Objective: Locate the line that contains "Generate a LaTeX" and the line that contains "text=black!85] (title) at". Copy both of them exactly, together with every line between them, and no others.

Source code of charts
## Start

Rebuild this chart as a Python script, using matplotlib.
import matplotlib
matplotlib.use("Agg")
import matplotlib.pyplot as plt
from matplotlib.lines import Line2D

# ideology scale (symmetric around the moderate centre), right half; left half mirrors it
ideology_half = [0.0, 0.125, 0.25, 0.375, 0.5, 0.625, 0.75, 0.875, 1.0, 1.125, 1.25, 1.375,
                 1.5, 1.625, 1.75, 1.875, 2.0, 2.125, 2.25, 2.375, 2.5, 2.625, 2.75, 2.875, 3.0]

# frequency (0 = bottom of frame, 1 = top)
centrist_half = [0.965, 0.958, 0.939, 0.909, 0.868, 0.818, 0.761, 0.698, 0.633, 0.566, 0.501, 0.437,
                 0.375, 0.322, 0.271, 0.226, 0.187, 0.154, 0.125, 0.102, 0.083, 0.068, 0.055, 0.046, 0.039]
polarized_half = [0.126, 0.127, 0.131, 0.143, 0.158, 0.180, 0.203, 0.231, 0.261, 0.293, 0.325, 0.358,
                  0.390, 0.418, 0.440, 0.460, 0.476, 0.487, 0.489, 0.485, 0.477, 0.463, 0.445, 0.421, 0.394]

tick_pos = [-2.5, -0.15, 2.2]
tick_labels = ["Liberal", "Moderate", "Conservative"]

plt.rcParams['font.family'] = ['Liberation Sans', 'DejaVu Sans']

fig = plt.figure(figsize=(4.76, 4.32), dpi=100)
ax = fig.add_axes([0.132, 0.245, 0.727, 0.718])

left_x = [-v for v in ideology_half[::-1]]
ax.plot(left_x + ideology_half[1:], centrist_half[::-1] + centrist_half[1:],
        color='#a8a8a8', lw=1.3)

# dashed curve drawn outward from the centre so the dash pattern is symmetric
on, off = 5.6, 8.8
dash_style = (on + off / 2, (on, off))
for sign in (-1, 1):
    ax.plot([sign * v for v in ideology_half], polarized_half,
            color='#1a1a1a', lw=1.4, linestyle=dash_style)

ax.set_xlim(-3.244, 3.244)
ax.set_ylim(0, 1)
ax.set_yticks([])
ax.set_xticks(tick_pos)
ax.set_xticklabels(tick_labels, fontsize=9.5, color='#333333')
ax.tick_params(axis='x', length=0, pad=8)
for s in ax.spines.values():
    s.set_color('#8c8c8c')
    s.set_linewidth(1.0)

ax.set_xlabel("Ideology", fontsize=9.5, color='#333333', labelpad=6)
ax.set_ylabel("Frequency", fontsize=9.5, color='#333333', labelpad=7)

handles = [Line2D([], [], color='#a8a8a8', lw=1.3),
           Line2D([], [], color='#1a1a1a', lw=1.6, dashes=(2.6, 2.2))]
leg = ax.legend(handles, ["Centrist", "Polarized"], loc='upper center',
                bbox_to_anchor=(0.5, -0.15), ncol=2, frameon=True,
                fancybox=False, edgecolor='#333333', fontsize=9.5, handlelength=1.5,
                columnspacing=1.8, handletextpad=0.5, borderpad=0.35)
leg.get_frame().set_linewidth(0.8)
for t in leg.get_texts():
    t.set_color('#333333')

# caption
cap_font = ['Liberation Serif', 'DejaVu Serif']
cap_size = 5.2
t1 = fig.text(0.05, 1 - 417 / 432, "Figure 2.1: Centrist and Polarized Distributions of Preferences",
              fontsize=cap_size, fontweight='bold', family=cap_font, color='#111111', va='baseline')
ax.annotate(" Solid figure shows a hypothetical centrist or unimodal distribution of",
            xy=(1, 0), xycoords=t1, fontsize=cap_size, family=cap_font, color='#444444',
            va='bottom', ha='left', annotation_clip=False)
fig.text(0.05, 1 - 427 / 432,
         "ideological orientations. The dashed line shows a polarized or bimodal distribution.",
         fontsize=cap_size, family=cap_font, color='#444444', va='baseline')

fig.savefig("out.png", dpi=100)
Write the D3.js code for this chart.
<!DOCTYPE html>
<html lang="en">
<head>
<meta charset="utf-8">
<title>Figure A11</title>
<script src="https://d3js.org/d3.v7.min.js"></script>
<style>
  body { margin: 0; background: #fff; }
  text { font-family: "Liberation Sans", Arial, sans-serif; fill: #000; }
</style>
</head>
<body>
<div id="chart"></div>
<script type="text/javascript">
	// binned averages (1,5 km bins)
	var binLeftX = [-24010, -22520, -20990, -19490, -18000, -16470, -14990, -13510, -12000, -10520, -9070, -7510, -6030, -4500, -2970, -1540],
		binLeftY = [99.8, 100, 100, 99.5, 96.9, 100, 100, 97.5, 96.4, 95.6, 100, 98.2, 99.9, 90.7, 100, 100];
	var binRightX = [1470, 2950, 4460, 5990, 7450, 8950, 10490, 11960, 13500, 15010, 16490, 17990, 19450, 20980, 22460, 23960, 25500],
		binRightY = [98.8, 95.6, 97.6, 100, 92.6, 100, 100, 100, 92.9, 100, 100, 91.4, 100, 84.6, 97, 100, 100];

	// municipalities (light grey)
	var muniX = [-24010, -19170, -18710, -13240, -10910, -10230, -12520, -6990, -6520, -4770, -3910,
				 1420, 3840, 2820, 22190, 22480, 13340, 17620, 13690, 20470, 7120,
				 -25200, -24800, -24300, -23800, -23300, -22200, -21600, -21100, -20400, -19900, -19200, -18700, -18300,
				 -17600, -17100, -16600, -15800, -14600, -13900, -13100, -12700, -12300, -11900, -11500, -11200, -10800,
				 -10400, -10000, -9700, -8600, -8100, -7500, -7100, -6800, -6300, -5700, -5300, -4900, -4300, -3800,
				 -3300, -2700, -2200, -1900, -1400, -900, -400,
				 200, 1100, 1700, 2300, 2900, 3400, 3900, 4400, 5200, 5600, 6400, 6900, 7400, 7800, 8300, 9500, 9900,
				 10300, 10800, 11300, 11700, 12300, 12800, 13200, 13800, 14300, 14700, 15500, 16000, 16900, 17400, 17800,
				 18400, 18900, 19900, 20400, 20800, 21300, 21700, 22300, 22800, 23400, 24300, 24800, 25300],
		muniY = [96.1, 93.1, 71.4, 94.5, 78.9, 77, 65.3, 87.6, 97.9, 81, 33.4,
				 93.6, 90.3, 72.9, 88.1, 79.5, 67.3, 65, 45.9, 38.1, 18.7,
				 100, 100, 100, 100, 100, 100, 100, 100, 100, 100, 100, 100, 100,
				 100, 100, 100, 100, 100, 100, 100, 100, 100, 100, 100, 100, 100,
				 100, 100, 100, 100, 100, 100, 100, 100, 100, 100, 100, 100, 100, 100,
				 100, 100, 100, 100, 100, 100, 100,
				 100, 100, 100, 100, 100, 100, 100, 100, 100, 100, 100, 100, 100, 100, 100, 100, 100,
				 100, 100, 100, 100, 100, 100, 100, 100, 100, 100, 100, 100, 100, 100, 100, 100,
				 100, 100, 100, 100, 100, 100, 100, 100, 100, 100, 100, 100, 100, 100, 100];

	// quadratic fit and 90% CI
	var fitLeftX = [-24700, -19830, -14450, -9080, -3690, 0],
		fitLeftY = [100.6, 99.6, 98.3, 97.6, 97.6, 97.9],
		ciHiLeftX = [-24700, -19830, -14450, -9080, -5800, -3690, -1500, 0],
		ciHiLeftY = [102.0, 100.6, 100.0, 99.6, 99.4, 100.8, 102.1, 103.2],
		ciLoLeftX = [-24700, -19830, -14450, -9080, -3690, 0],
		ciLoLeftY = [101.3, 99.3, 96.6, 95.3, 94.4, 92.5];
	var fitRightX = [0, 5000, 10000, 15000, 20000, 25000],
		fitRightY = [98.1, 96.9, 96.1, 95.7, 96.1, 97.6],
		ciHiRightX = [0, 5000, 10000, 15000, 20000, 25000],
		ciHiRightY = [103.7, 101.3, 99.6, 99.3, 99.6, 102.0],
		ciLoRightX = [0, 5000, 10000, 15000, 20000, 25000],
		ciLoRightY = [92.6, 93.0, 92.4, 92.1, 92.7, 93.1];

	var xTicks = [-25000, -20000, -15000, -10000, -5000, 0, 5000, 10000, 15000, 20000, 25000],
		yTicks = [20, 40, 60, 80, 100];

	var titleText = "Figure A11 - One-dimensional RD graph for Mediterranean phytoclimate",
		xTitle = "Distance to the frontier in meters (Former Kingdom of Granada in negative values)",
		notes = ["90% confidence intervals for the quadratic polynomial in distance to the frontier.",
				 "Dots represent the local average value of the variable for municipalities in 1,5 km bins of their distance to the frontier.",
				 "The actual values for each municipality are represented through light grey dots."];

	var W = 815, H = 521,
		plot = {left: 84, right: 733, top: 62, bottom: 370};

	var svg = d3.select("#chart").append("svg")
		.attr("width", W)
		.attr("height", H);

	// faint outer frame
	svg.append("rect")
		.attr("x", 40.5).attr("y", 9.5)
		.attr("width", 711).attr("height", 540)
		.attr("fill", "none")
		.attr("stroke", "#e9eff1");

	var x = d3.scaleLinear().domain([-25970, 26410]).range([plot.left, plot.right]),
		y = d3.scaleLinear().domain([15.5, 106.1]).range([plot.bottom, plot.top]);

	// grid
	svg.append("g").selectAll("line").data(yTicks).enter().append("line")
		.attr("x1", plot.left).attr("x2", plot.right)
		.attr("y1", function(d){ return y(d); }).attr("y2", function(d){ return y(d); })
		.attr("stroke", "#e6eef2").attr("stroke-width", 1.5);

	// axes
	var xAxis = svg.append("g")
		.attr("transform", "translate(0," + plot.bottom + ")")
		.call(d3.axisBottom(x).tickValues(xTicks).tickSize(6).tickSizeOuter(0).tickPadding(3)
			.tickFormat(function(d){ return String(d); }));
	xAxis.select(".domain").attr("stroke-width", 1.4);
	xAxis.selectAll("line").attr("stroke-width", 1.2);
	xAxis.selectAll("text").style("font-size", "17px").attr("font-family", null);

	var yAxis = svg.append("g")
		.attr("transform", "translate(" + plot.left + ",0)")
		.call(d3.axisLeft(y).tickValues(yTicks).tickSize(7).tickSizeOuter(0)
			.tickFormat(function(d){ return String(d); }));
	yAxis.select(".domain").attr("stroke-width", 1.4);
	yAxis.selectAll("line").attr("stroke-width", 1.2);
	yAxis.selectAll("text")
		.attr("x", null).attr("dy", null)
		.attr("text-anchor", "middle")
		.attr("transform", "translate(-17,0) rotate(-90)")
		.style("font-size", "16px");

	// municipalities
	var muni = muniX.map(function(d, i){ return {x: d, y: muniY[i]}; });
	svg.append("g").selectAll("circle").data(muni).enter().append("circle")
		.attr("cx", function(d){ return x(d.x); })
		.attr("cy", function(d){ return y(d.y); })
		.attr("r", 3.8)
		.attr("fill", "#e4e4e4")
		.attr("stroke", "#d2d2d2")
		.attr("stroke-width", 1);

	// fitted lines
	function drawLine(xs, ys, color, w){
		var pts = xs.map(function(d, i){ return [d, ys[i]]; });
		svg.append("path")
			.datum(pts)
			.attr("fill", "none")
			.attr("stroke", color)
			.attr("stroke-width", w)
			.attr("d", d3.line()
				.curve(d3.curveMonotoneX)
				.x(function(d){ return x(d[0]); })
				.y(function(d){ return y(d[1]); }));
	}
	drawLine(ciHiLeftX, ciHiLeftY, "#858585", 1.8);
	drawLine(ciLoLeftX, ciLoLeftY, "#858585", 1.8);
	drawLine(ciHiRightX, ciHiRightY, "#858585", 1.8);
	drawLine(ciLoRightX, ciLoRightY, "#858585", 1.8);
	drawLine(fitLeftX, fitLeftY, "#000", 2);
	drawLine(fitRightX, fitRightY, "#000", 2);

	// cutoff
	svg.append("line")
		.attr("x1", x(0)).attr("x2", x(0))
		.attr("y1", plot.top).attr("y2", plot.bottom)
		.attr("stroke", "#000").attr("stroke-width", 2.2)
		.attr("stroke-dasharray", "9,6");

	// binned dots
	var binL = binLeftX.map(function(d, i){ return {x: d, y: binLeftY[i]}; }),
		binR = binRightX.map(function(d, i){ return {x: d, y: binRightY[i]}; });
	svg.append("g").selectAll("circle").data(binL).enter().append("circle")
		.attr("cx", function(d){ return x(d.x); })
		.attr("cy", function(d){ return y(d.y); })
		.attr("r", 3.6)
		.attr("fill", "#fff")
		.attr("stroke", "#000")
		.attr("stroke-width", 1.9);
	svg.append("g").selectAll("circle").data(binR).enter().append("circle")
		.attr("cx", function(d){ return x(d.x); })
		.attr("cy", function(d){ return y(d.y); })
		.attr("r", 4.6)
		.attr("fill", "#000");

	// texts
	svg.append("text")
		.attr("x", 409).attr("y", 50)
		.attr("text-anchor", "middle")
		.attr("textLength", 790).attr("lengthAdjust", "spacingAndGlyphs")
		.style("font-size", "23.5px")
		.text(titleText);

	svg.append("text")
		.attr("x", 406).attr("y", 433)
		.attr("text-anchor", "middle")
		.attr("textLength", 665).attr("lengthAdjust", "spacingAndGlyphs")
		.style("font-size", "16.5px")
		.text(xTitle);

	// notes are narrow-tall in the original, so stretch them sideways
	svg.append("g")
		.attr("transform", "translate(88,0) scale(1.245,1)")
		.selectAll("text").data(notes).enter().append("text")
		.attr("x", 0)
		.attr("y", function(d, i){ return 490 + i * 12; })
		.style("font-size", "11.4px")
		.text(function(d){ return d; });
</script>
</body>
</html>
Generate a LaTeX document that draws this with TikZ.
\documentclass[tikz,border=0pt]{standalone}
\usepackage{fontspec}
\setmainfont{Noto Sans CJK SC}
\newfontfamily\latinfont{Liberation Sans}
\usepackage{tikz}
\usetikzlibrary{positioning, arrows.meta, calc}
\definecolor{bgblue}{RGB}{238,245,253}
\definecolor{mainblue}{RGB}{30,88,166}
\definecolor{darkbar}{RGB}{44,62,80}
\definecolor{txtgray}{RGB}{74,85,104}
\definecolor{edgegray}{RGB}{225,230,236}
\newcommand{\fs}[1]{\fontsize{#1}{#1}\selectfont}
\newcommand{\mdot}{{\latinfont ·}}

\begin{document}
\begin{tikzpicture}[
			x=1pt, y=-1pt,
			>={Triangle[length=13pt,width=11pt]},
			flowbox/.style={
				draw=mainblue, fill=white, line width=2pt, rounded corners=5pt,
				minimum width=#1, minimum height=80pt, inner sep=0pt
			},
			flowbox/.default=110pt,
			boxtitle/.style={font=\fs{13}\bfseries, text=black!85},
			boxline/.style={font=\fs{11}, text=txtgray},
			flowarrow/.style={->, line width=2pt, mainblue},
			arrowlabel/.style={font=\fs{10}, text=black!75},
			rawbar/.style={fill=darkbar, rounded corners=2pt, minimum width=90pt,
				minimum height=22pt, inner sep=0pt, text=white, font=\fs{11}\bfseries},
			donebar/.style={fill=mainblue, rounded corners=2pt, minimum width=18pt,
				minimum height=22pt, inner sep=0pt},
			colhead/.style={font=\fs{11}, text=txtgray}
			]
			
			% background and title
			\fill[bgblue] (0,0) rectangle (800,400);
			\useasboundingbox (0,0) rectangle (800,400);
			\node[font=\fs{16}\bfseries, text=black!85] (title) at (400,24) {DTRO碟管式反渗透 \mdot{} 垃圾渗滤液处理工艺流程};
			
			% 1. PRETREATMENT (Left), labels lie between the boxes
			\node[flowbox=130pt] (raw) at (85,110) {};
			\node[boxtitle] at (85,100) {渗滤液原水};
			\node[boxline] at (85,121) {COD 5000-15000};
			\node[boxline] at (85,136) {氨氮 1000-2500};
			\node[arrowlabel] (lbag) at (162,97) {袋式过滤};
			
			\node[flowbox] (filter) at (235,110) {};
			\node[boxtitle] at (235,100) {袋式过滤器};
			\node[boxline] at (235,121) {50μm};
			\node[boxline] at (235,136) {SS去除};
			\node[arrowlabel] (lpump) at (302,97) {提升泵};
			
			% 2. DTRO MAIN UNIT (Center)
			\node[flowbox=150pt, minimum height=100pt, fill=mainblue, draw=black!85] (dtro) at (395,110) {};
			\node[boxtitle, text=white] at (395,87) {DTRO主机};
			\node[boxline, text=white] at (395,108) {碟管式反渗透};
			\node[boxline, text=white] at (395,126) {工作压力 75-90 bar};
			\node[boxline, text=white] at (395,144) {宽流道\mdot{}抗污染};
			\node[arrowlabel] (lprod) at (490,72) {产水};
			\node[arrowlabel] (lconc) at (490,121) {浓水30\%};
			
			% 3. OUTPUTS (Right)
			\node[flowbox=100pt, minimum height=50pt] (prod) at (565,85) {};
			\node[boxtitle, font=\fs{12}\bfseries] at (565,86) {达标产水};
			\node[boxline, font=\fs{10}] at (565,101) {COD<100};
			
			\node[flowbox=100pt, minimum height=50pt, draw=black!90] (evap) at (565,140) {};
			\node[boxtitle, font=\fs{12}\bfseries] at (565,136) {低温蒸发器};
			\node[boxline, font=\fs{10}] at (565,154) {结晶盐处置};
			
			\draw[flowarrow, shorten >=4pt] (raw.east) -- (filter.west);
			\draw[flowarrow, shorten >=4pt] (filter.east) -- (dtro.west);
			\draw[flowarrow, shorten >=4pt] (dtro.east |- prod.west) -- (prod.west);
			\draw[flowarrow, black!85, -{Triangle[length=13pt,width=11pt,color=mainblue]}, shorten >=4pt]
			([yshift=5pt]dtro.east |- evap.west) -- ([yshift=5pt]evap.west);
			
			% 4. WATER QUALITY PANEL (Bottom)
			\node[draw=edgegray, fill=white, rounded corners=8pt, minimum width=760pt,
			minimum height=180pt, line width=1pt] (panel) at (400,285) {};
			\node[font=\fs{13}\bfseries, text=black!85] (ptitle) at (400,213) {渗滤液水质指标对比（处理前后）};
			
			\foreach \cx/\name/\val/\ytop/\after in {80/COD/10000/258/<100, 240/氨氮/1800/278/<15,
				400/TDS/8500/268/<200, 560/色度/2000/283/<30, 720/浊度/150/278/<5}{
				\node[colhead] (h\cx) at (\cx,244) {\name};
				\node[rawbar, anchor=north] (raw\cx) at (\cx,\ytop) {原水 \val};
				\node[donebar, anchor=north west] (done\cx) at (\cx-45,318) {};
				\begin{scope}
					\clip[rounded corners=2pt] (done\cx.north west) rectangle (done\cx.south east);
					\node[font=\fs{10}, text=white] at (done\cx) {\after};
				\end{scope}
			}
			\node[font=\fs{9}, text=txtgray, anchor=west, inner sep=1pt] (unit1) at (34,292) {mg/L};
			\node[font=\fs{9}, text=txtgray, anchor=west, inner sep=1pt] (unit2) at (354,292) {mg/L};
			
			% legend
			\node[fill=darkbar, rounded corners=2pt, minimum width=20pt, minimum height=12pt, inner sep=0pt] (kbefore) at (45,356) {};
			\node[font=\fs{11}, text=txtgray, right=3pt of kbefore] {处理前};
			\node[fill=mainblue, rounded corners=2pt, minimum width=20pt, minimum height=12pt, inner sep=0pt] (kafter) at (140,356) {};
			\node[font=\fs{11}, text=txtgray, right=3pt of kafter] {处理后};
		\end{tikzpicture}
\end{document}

## End

Complete output:
Generate a LaTeX document that draws this with TikZ.
\documentclass[tikz,border=0pt]{standalone}
\usepackage{fontspec}
\setmainfont{Noto Sans CJK SC}
\newfontfamily\latinfont{Liberation Sans}
\usepackage{tikz}
\usetikzlibrary{positioning, arrows.meta, calc}
\definecolor{bgblue}{RGB}{238,245,253}
\definecolor{mainblue}{RGB}{30,88,166}
\definecolor{darkbar}{RGB}{44,62,80}
\definecolor{txtgray}{RGB}{74,85,104}
\definecolor{edgegray}{RGB}{225,230,236}
\newcommand{\fs}[1]{\fontsize{#1}{#1}\selectfont}
\newcommand{\mdot}{{\latinfont ·}}

\begin{document}
\begin{tikzpicture}[
			x=1pt, y=-1pt,
			>={Triangle[length=13pt,width=11pt]},
			flowbox/.style={
				draw=mainblue, fill=white, line width=2pt, rounded corners=5pt,
				minimum width=#1, minimum height=80pt, inner sep=0pt
			},
			flowbox/.default=110pt,
			boxtitle/.style={font=\fs{13}\bfseries, text=black!85},
			boxline/.style={font=\fs{11}, text=txtgray},
			flowarrow/.style={->, line width=2pt, mainblue},
			arrowlabel/.style={font=\fs{10}, text=black!75},
			rawbar/.style={fill=darkbar, rounded corners=2pt, minimum width=90pt,
				minimum height=22pt, inner sep=0pt, text=white, font=\fs{11}\bfseries},
			donebar/.style={fill=mainblue, rounded corners=2pt, minimum width=18pt,
				minimum height=22pt, inner sep=0pt},
			colhead/.style={font=\fs{11}, text=txtgray}
			]
			
			% background and title
			\fill[bgblue] (0,0) rectangle (800,400);
			\useasboundingbox (0,0) rectangle (800,400);
			\node[font=\fs{16}\bfseries, text=black!85] (title) at (400,24) {DTRO碟管式反渗透 \mdot{} 垃圾渗滤液处理工艺流程};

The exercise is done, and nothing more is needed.